Echoing Carbon Brief’s findings, the analysis says: “BEVs [battery electric vehicles] are expected to reduce GHG emissions by 65% compared to a petrol car today, and this rises to 76% by 2030.”

That same analysis gives one answer to Atkinson’s touting of hydrogen as an “interesting alternative fuel” to replace petrol and diesel. The research shows that hydrogen vehicles would only cut emissions by 39% today, relative to petrol engines, potentially rising to 56% by 2030.

Another answer is that there are still only 72,000 hydrogen-fuelled fuel-cell vehicles on the planet, accounting for a tiny fraction of the roughly 1.5bn cars on the road globally. In comparison, about 14m EVs are due to be sold this year alone, according to the International Energy Agency (IEA).

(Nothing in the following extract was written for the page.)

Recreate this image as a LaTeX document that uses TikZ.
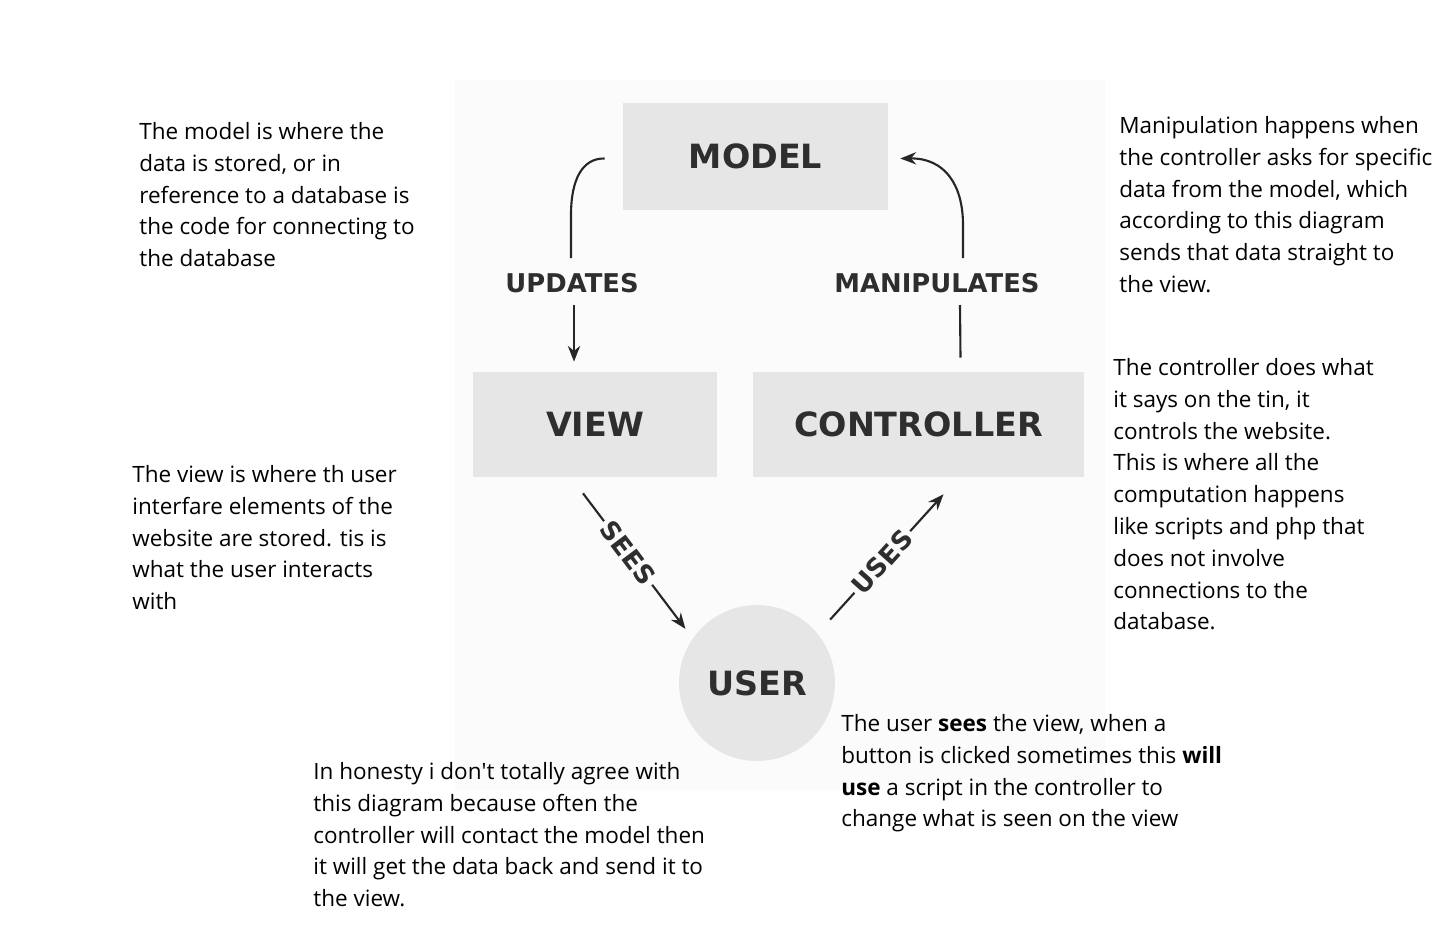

Even Toyota, the carmarker most closely associated with pushing hydrogen vehicles and cited in Atkinson’s article, has recently started to follow the rest of the market in shifting towards EVs.

Atkinson goes on to suggest hydrogen for trucks, inaccurately claiming electrification is a “non-starter” due to the weight of batteries. Yet manufacturers sold 60,000 electric trucks last year and now have 220 heavy-duty vehicle models on the market, according to the IEA. European electric truck sales grew fourfold in the first quarter of this year alone, according to Volvo.

As Auke Hoekstra at the Eindhoven University of Technology has argued, electric trucks will not have a major weight disadvantage over diesels. More importantly, says Hoekstra, they will be much cheaper to own and run.

The main problem with hydrogen vehicles is the same as for the “synthetic fuel” that Atkinson is also keen to promote. Specifically, both of these alternatives are incredibly inefficient, requiring many times more energy to drive the same distance.

Figures from NGO Transport and Environment show EVs can be driven two to five times further on the same energy as would be needed if using hydrogen or synthetic fuels. This thermodynamic disadvantage inevitably makes these alternatives much more costly to run than EVs.

A few of Atkinson’s other claims are worth mentioning.

  • He says EV batteries only last “about 10 years”. Yet “most modern lithium-ion units are likely to last the lifetime of the car”, according to Autocar. Tesla’s batteries are “designed to outlast the vehicle”.

  • He complains that new cars are only kept for three years before being sold. Yet he does not reference the secondhand market, and the fact that British people are keeping their cars for longer than ever.

  • He claims that it is better to keep running old petrol cars than to replace them with EVs. Yet a new EV would start benefiting the climate in less than four years, relative to an old combustion engine.

In concluding, Atkinson says people should “hold fire” on EVs. This is linked to the false premise that EVs “will be of real, global environmental benefit one day, but that day has yet to dawn”.

The alternatives he promotes are not yet widely available, are less beneficial for the environment – and are thermodynamically guaranteed to be much more costly.

In contrast, and contrary to Atkinson’s central claim, EVs already offer significant emissions savings – and their widespread use is central to meeting UK and global climate goals.